Under Armour’s New HOVR Infinite
When it comes to Under Armour’s new HOVR Infinite, the key word is more: more performance, more connection. The plush new trainer won’t be available until February 2019, but we got a behind-the-scenes look at its design and inspiration at the company’s research and development center in Portland, Ore.
For Under Armour, performance and connection are closely intertwined. Making runners better is the mission, says Topher Gaylord, Under Armour’s general manager of running, but while many shoe companies focus solely on the competition aspect, he believes that the approach to best performance should be more holistic, pointing to factors such as nutrition, recovery and community that sit alongside and bolster performance and success.
At their sprawling Oregon facility, which includes an athlete performance center and high-tech biomechanics lab, Under Armour is invested in learning about what makes runners tick, how they sleep, eat, run and connect with one another, and how to combine all of those variables in order to improve performance.
Scientists work with runners, from elite to recreational, gathering and analyzing data that informs shoe and apparel design. The day Women’s Running visited the lab, pro track athlete Aisha Praught-Leer was inhouse, working with biomechanists. Praught-Leer, wearing the new Infinites, was hooked up to futuristic-looking wires and markers that were functioning with high-speed infrared cameras to capture her movement as she ran across force plates on the floor. The technology may be just like that used in Hollywood movies, but here, Under Armour is collecting data on things like impact force and joint kinematics, explains Helen Woo, a senior footwear biomechanist. That information is shared with the footwear team to aid in smarter shoe design.
Using technology to make connections is also key to the Infinites. Following the idea that connection makes runners better, the company has worked to advance the digital experience, with improved sensor chips implanted into the shoe’s midsole of Under Armour’s entire 2019 HOVR line. The chip-enabled shoes also work with the brand’s Map My Run app. The app, which measures valuable run data (including stride length, cadence and pace), also includes a personalized coaching component, which provides tips and feedback after each run.
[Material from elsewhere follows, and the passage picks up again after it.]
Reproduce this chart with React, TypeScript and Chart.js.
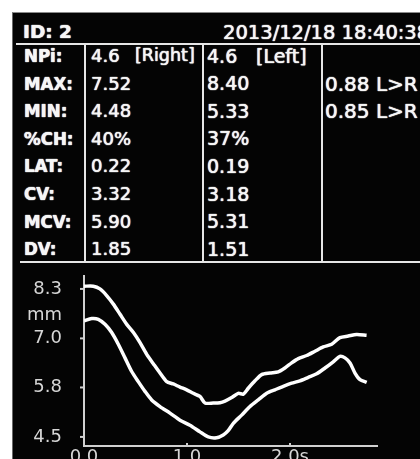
import React, { useEffect, useRef } from "react";
import { Chart, registerables } from "chart.js";

Chart.register(...registerables);

// ---- Data ----
const headerId = "ID: 2";
const headerDate = "2013/12/18 18:40:38";
const rowLabels = ["NPi:", "MAX:", "MIN:", "%CH:", "LAT:", "CV:", "MCV:", "DV:"];
const rightValues = ["4.6", "7.52", "4.48", "40%", "0.22", "3.32", "5.90", "1.85"];
const leftValues = ["4.6", "8.40", "5.33", "37%", "0.19", "3.18", "5.31", "1.51"];
const ratioValues = ["", "0.88 L>R", "0.85 L>R", "", "", "", "", ""];
const rightTag = "[Right]";
const leftTag = "[Left]";

// upper trace (left eye)
const leftTime = [0, 0.09, 0.155, 0.22, 0.285, 0.35, 0.415, 0.48, 0.544, 0.609, 0.673, 0.738, 0.803, 0.867, 0.932, 0.997, 1.061, 1.126, 1.175, 1.255, 1.32, 1.369, 1.434, 1.498, 1.547, 1.595, 1.66, 1.725, 1.806, 1.886, 1.951, 2.016, 2.081, 2.162, 2.243, 2.323, 2.405, 2.485, 2.566, 2.647, 2.744];
const leftDiameter = [8.37, 8.37, 8.3, 8.13, 7.91, 7.65, 7.39, 7.18, 6.92, 6.62, 6.38, 6.14, 5.92, 5.86, 5.78, 5.71, 5.62, 5.54, 5.37, 5.37, 5.38, 5.42, 5.51, 5.62, 5.6, 5.75, 5.94, 6.1, 6.14, 6.17, 6.27, 6.4, 6.51, 6.59, 6.7, 6.81, 6.88, 7.05, 7.09, 7.13, 7.11];

// lower trace (right eye)
const rightTime = [0, 0.075, 0.139, 0.204, 0.269, 0.333, 0.398, 0.463, 0.527, 0.592, 0.657, 0.738, 0.835, 0.932, 1.029, 1.126, 1.207, 1.288, 1.352, 1.4, 1.45, 1.531, 1.612, 1.692, 1.774, 1.854, 1.935, 2.016, 2.097, 2.178, 2.259, 2.34, 2.42, 2.485, 2.534, 2.583, 2.631, 2.68, 2.745];
const rightDiameter = [7.48, 7.54, 7.52, 7.39, 7.18, 6.88, 6.53, 6.18, 5.92, 5.67, 5.45, 5.28, 5.11, 4.93, 4.8, 4.63, 4.5, 4.48, 4.55, 4.66, 4.85, 5.06, 5.28, 5.45, 5.62, 5.71, 5.8, 5.88, 5.94, 6.03, 6.12, 6.27, 6.43, 6.57, 6.53, 6.4, 6.14, 5.97, 5.9];

const xTicks = [0, 1, 2];
const xTickLabels = ["0.0", "1.0", "2.0s"];
const yTicks = [4.5, 5.77, 7.03, 8.3];
const yUnitValue = 7.63;
const yUnitLabel = "mm";
const xMin = 0;
const xMax = 2.845;
const yMin = 4.267;
const yMax = 8.637;

const textGlow = "0 0 1px rgba(255,255,255,0.9), 0 0 1px rgba(255,255,255,0.9)";

function Txt(props: { x: number; y: number; size: number; bold?: boolean; condensed?: boolean; children: React.ReactNode }) {
  return (
    <div
      style={{
        position: "absolute",
        left: props.x,
        top: props.y,
        fontFamily: props.condensed ? "'DejaVu Sans Condensed', 'DejaVu Sans'" : "'DejaVu Sans'",
        fontWeight: props.bold ? 700 : 400,
        fontSize: props.size,
        lineHeight: 1,
        color: "#f6f6f6",
        whiteSpace: "nowrap",
        textShadow: textGlow,
      }}
    >
      {props.children}
    </div>
  );
}

function Line(props: { x: number; y: number; w: number; h: number }) {
  return <div style={{ position: "absolute", left: props.x, top: props.y, width: props.w, height: props.h, background: "#e6e6e6" }} />;
}

export default function App() {
  const canvasRef = useRef<HTMLCanvasElement | null>(null);

  useEffect(() => {
    const canvas = canvasRef.current;
    if (!canvas) return;
    const tickMarks = {
      id: "tickMarks",
      afterDraw(chart: any) {
        const xs = chart.scales.x;
        const ys = chart.scales.y;
        const ctx = chart.ctx;
        const { left, bottom } = chart.chartArea;
        ctx.save();
        ctx.strokeStyle = "#cfcfcf";
        ctx.lineWidth = 2;
        xTicks.slice(1).forEach((v) => {
          const px = xs.getPixelForValue(v);
          ctx.beginPath();
          ctx.moveTo(px, bottom);
          ctx.lineTo(px, bottom - 3);
          ctx.stroke();
        });
        yTicks.forEach((v) => {
          const py = ys.getPixelForValue(v);
          ctx.beginPath();
          ctx.moveTo(left, py);
          ctx.lineTo(left - 4, py);
          ctx.stroke();
        });
        ctx.restore();
      },
    };
    const chart = new Chart(canvas, {
      type: "line",
      data: {
        datasets: [
          {
            label: "Left",
            data: leftTime.map((t, i) => ({ x: t, y: leftDiameter[i] })),
            borderColor: "#ffffff",
            borderWidth: 3.5,
            pointRadius: 0,
            tension: 0.25,
            fill: false,
          },
          {
            label: "Right",
            data: rightTime.map((t, i) => ({ x: t, y: rightDiameter[i] })),
            borderColor: "#ffffff",
            borderWidth: 3.5,
            pointRadius: 0,
            tension: 0.25,
            fill: false,
          },
        ],
      },
      options: {
        animation: false,
        responsive: false,
        maintainAspectRatio: false,
        layout: { padding: { top: 0, right: 43, left: 0, bottom: 0 } },
        plugins: { legend: { display: false }, tooltip: { enabled: false } },
        scales: {
          x: {
            type: "linear",
            min: xMin,
            max: xMax,
            afterBuildTicks: (s: any) => {
              s.ticks = xTicks.map((v) => ({ value: v }));
            },
            afterFit: (s: any) => {
              s.height = 22;
            },
            ticks: {
              callback: (v: any) => {
                const i = xTicks.indexOf(Number(v));
                return i >= 0 ? xTickLabels[i] : "";
              },
              color: "#d6d6d6",
              font: { family: "'DejaVu Sans'", size: 18 },
              padding: 1,
              maxRotation: 0,
              autoSkip: false,
            },
            grid: { display: false, drawTicks: false },
            border: { display: true, color: "#d0d0d0", width: 2 },
          },
          y: {
            type: "linear",
            min: yMin,
            max: yMax,
            afterBuildTicks: (s: any) => {
              s.ticks = [...yTicks, yUnitValue].sort((a, b) => a - b).map((v) => ({ value: v }));
            },
            afterFit: (s: any) => {
              s.width = 72;
            },
            ticks: {
              callback: (v: any) => (Number(v) === yUnitValue ? yUnitLabel : Number(v).toFixed(1)),
              color: "#d6d6d6",
              font: { family: "'DejaVu Sans'", size: 18 },
              padding: 0,
              autoSkip: false,
            },
            grid: {
              display: true,
              drawOnChartArea: false,
              drawTicks: true,
              tickLength: 22,
              tickColor: "rgba(0,0,0,0)",
              color: "rgba(0,0,0,0)",
            },
            border: { display: true, color: "#d0d0d0", width: 2 },
          },
        },
      },
      plugins: [tickMarks],
    } as any);
    return () => chart.destroy();
  }, []);

  const rowTop = (i: number) => 47 + i * 27.6;

  return (
    <div style={{ position: "fixed", left: 0, top: 0, width: 420, height: 459, overflow: "hidden", background: "#ffffff" }}>
      <div
        style={{
          position: "absolute",
          left: 12,
          top: 12,
          width: 420,
          height: 460,
          background: "#040404",
          borderTop: "1px solid #8a8a8a",
          borderLeft: "1px solid #6a6a6a",
        }}
      />
      <Txt x={23} y={23} size={18.5} bold>
        {headerId}
      </Txt>
      <Txt x={223} y={23} size={19.5}>
        {headerDate}
      </Txt>
      <Line x={16} y={42.5} w={410} h={2} />
      <Line x={20} y={260.5} w={410} h={2} />
      <Line x={84} y={44} w={2} h={218} />
      <Line x={202} y={44} w={2} h={218} />
      <Line x={321} y={44} w={2} h={218} />
      {rowLabels.map((l, i) => (
        <Txt key={"l" + i} x={24} y={rowTop(i)} size={18.5} bold condensed>
          {l}
        </Txt>
      ))}
      {rightValues.map((v, i) => (
        <Txt key={"r" + i} x={91} y={rowTop(i)} size={18}>
          {v}
        </Txt>
      ))}
      {leftValues.map((v, i) => (
        <Txt key={"v" + i} x={207} y={rowTop(i) - 0.5} size={19}>
          {v}
        </Txt>
      ))}
      {ratioValues.map((v, i) =>
        v ? (
          <Txt key={"q" + i} x={325} y={rowTop(i) - 1} size={20}>
            {v}
          </Txt>
        ) : null
      )}
      <Txt x={135} y={rowTop(0)} size={17.5}>
        {rightTag}
      </Txt>
      <Txt x={256} y={rowTop(0) - 0.5} size={19}>
        {leftTag}
      </Txt>
      <canvas
        ref={canvasRef}
        width={408}
        height={203}
        style={{ position: "absolute", left: 12, top: 265, width: 408, height: 203 }}
      />
    </div>
  );
}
I took the chip-embedded Infinites for a test drive on a rainy evening run in Portland. Connecting the shoe to the app is nothing more than a wave of your smart phone over the shoe. You can take your phone along if you want to moderate or modify your run based on the live tracking, but you can also run phone-free, with the shoe recording data that can be synched to your phone after the run’s over. I held on to my phone and enjoyed watching my data unfold. An overstrider in the past, I found myself playing with my cadence and stride length along the route, which was engaging and pretty empowering, too. Coaching tips offered at the end were a bit limited, but it’s a useful function that could be further built out and even more personalized in the future.
The Infinite, a neutral shoe cushioned from stem to stern with Under Armour’s lightweight, patented HOVR foam, offered a highly pleasant, plushy ride. It was comfortable—maybe too comfortable, I feared at first. I tend to think of a zero-sum game when it comes to comfort versus performance. However, that promised pop out of the HOVR midsole foam definitely enlivened my stride. No tradeoff after all, it seems.
The Infinite—which has an 8mm offset and weighs in at 8.75 oz. for a women’s size 7—is really a do-anything shoe designed with versatility in mind. Other shoes in the 2019 HOVR suite will have more distinct jobs to do. The HOVR Guardian’s aim is stability, while the HOVR Velociti 2 will be a lighter, narrower kick made specifically for running fast. All shoes in the HOVR suite will be digitally connected and available in February 2019.